Что-то придумать надо, Лизутка подрастает. «Тетушка» было без угла осталась. Управляющий ее до того разорил, что пришлось дом продать. Долго мы ее к себе звали. Не соглашалась. Вообразила, что по старости своей может стать обузой. И велела Саше нанять ей комнату в хорошем приюте. Тут уж я решительно воспротивилась. В конце концов уговорили переехать. Да я Авдотье Константиновне самый верный резон представила: ей надо Сашеньку опекать. Особенно когда меня в Петербурге нет. Экономку ее к нам по хозяйству пристроили. Ну а сама пусть только за «котиком драгоценным» приглядывает. А пригляд правда нужен. Ведь он что тут без меня учудил? Собрались «все народы», сидят, целый вечер пьют чаи, разговоры разговаривают. Время позднее. Вдруг Александр встает:
— Ну, господа, пословица говорит — «порядочные люди посидят да уйдут». Пора и по домам.
Все так и онемели. А он простился, пошел в прихожую, надел пальто, калоши и ушел. Через минуту возвращается ужасно сконфуженный. Гости хохочут, он вместе с ними:
— Я вообразил, что в гостях засиделся. А попал из подъезда на набережную, так понял…
И еще пуще хохочет-заливается. Ну хорошо, все шуткой кончилось. А если неприятность случится какая-нибудь при его вечной рассеянности? Вот так-то и уговорили Авдотью Константиновну.
Сначала — небольшая хронологическая справка. 5 сентября 1872 года профессор А. П. Бородин утвержден преподавателем химии на Женских курсах ученых акушерок при Медико-хирургической академии. Документом от 11 октября 1872 года установлено ему вознаграждение семьсот рублей в год. Но никаким документом не установлено, сколько новых забот и хлопот, сколько беспокойства за судьбы молодых слушательниц принял он на себя совершенно добровольно, просто потому, что такова уж его натура.

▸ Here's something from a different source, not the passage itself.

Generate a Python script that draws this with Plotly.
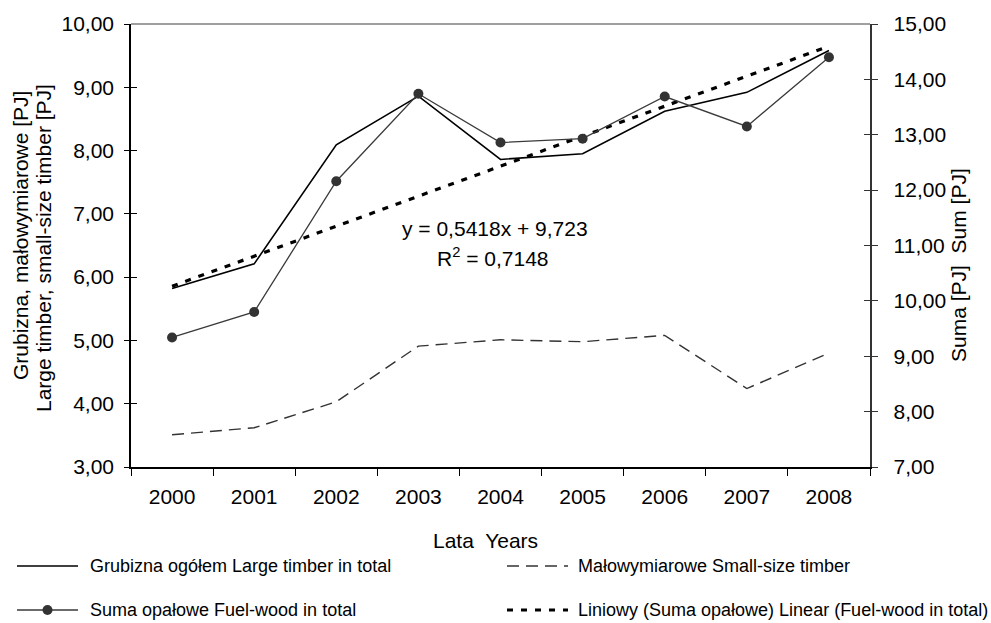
import plotly.graph_objects as go

# Data [PJ]
years = ["2000", "2001", "2002", "2003", "2004", "2005", "2006", "2007", "2008"]
large_timber = [5.82, 6.21, 8.09, 8.86, 7.86, 7.95, 8.62, 8.92, 9.58]
small_timber = [3.51, 3.62, 4.03, 4.91, 5.01, 4.98, 5.08, 4.24, 4.80]
fuel_wood_total = [9.34, 9.80, 12.16, 13.74, 12.86, 12.93, 13.69, 13.15, 14.40]

# Linear trend of fuel-wood total (x = 1..9)
trend_slope = 0.5418
trend_intercept = 9.723
trend_values = [trend_slope * (i + 1) + trend_intercept for i in range(len(years))]

left_ticks = [3, 4, 5, 6, 7, 8, 9, 10]
right_ticks = [7, 8, 9, 10, 11, 12, 13, 14, 15]
# right-axis labels, padded away from the axis line
right_ticktext = ["\u00a0\u00a0" + f"{v:.2f}".replace(".", ",") for v in right_ticks]

FONT = "Liberation Sans, Arial, sans-serif"
TICK_FS = 21
TEXT_FS = 21
LEGEND_FS = 18
TITLE_FS = 21

# Plot area geometry (pixels) used for placing text outside the axes
W, H = 991, 623
L, R, T, B = 131, 121, 24, 156
PW, PH = W - L - R, H - T - B


def px(xpix):
    return (xpix - L) / PW


def py(ypix):
    return (H - B - ypix) / PH


fig = go.Figure()

fig.add_trace(go.Scatter(
    x=years, y=large_timber, mode="lines",
    line=dict(color="#000000", width=1.6),
    name="Grubizna ogółem Large timber in total", yaxis="y"))

fig.add_trace(go.Scatter(
    x=years, y=small_timber, mode="lines",
    line=dict(color="#333333", width=1.4, dash="12px,7px"),
    name="Małowymiarowe Small-size timber", yaxis="y"))

fig.add_trace(go.Scatter(
    x=years, y=trend_values, mode="lines",
    line=dict(color="#000000", width=3.2, dash="6px,8px"),
    name="Liniowy (Suma opałowe) Linear (Fuel-wood in total)", yaxis="y2"))

fig.add_trace(go.Scatter(
    x=years, y=fuel_wood_total, mode="lines+markers",
    line=dict(color="#3a3a3a", width=1.3),
    marker=dict(symbol="circle", size=10, color="#333333"),
    name="Suma opałowe Fuel-wood in total", yaxis="y2"))

tickfont = dict(size=TICK_FS, family=FONT, color="#000000")

fig.update_layout(
    width=W, height=H,
    margin=dict(l=L, r=R, t=T, b=B),
    paper_bgcolor="white", plot_bgcolor="white",
    showlegend=False,
    separators=", ",
    font=dict(family=FONT, size=TEXT_FS, color="#000000"),
    xaxis=dict(
        type="category", range=[-0.5, len(years) - 0.5],
        showline=True, linecolor="#000000", linewidth=1.5,
        ticks="outside", tickson="boundaries", ticklen=7, tickcolor="#000000",
        tickwidth=1, showgrid=False, zeroline=False,
        ticklabelstandoff=10, tickfont=tickfont),
    yaxis=dict(
        range=[3, 10], tickvals=left_ticks, tickformat=".2f",
        showline=True, linecolor="#000000", linewidth=1.5,
        ticks="outside", ticklen=5, tickcolor="#000000",
        showgrid=False, zeroline=False,
        ticklabelstandoff=6, tickfont=tickfont),
    yaxis2=dict(
        range=[7, 15], tickvals=right_ticks, ticktext=right_ticktext,
        overlaying="y", side="right", anchor="x",
        showline=True, linecolor="#333333", linewidth=1.5,
        ticks="outside", ticklen=6, tickcolor="#333333",
        showgrid=False, zeroline=False, tickfont=tickfont),
    # inner halves of the crossing tick marks
    yaxis3=dict(
        range=[3, 10], tickvals=left_ticks, overlaying="y", side="left",
        anchor="x", ticks="inside", ticklen=6, tickcolor="#000000",
        showticklabels=False, showgrid=False, zeroline=False, showline=False),
    yaxis4=dict(
        range=[7, 15], tickvals=right_ticks, overlaying="y", side="right",
        anchor="x", ticks="inside", ticklen=6, tickcolor="#333333",
        showticklabels=False, showgrid=False, zeroline=False, showline=False),
)

# Invisible carriers so the tick-only axes are drawn
fig.add_trace(go.Scatter(x=[years[0]], y=[3], yaxis="y3", mode="markers",
                         marker=dict(opacity=0), hoverinfo="skip"))
fig.add_trace(go.Scatter(x=[years[0]], y=[7], yaxis="y4", mode="markers",
                         marker=dict(opacity=0), hoverinfo="skip"))

# Top frame line
fig.add_shape(type="line", xref="paper", yref="paper", x0=0, x1=1, y0=1, y1=1,
              line=dict(color="#7f7f7f", width=1.5))

title_font = dict(family=FONT, size=TITLE_FS, color="#000000")
fig.add_annotation(xref="paper", yref="paper", showarrow=False, textangle=-90,
                   x=px(20), y=py(236), xanchor="center", yanchor="middle",
                   text="Grubizna, małowymiarowe [PJ]", font=title_font)
fig.add_annotation(xref="paper", yref="paper", showarrow=False, textangle=-90,
                   x=px(43), y=py(248), xanchor="center", yanchor="middle",
                   text="Large timber, small-size timber [PJ]", font=title_font)
fig.add_annotation(xref="paper", yref="paper", showarrow=False, textangle=-90,
                   x=px(958), y=py(265), xanchor="center", yanchor="middle",
                   text="Suma [PJ]  Sum [PJ]", font=title_font)

text_font = dict(family=FONT, size=TEXT_FS, color="#000000")
for txt, xc, yc in [("Lata  Years", 485, 540),
                    ("y = 0,5418x + 9,723", 495, 228),
                    ("R<sup>2</sup> = 0,7148", 493, 257)]:
    fig.add_annotation(xref="paper", yref="paper", showarrow=False,
                       x=px(xc), y=py(yc), xanchor="center", yanchor="middle",
                       text=txt, font=text_font)

# Legend drawn below the chart: sample line + label for each series
legend_rows = [
    (17, 78, 88, 566, "Grubizna ogółem Large timber in total",
     dict(color="#000000", width=1.6), False),
    (507, 568, 576, 566, "Małowymiarowe Small-size timber",
     dict(color="#333333", width=1.4, dash="12px,7px"), False),
    (17, 78, 88, 610, "Suma opałowe Fuel-wood in total",
     dict(color="#3a3a3a", width=1.3), True),
    (507, 568, 576, 610, "Liniowy (Suma opałowe) Linear (Fuel-wood in total)",
     dict(color="#000000", width=3.2, dash="6px,8px"), False),
]
for x0, x1, xt, yrow, label, lstyle, marker in legend_rows:
    fig.add_shape(type="line", xref="paper", yref="paper",
                  x0=px(x0), x1=px(x1), y0=py(yrow), y1=py(yrow), line=lstyle)
    if marker:
        fig.add_shape(type="circle", xref="paper", yref="paper",
                      xsizemode="pixel", ysizemode="pixel",
                      xanchor=px((x0 + x1) / 2), yanchor=py(yrow),
                      x0=-5, x1=5, y0=-5, y1=5,
                      fillcolor="#333333", line=dict(color="#333333", width=0))
    fig.add_annotation(xref="paper", yref="paper", showarrow=False,
                       x=px(xt), y=py(yrow), xanchor="left", yanchor="middle",
                       text=label, font=dict(family=FONT, size=LEGEND_FS, color="#000000"))

fig.write_html("out.html")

1 ноября 1872 года открыт «Женский курс при Императорской Медико-хирургической академии для образования ученых акушерок». Лекции намечены по полной программе медицинского образования. Среди профессоров выдающиеся ученые — Бекетов, Бранд, Овсянников, Сеченов, Бутлеров, Менделеев, Бородин.
Много толков вызвало это небывалое в России явление — девушки-курсистки. Много злобы и пошлости готовится в их адрес. Но есть и защитники, их тоже немало. Художник Ярошенко напишет прелестный безымянный портрет, создаст «общий образ» курсистки. Писатель Глеб Успенский тут же отзовется:
«…И вот художник, выхватывая из всей этой толпы «бегущих с книжками» одну самую ординарную (за исключением типичности лица), обставленную самыми ординарными аксессуарами простого платья, пледа, мужской шапочки, подстриженных волос и т. д., тонко и деликатно передает нам самое главное, самое важное во всем этом, что мы, «публика», изжевали своими разглагольствованиями; это главное — чисто женские, девичьи черты лица, проникнутые на картине, если так можно выразиться, присутствием юношеской светлой мысли… Вот это изящнейшее, невыдуманное и притом реальнейшее слитие девичьих и юношеских черт в одном лице, в одной фигуре, осененной не женской, не мужской, а «человеческой» мыслью, сразу освещало, осмысливало и шапочку, и плед, и книжку и превращало в новый, народившийся, небывалый и светлый тип».
Нынче летом, 30 июня, была моя свадьба. Прямо после свадебного обеда мы с Надюшей отправились в заграничное путешествие. Шафером моим был Мусоря-нин. С печалью на сердце я оставил Модеста на одинокое холостое житье-бытье. Тревожит усердное поклонение Бахусу и чрезмерные возлияния. Слишком это пагубно сказывается на его нервной натуре. Есть и другая печаль у нашей музыкальной братии. Война Балакирева с Музыкальным обществом проиграна. Бесплатная школа осталась уже совершенно без средств. Все наши попытки завлечь Милия в кружок, как-то развеять его мрачные мысли терпят неудачу. К такой громадной личности судьба так несправедлива!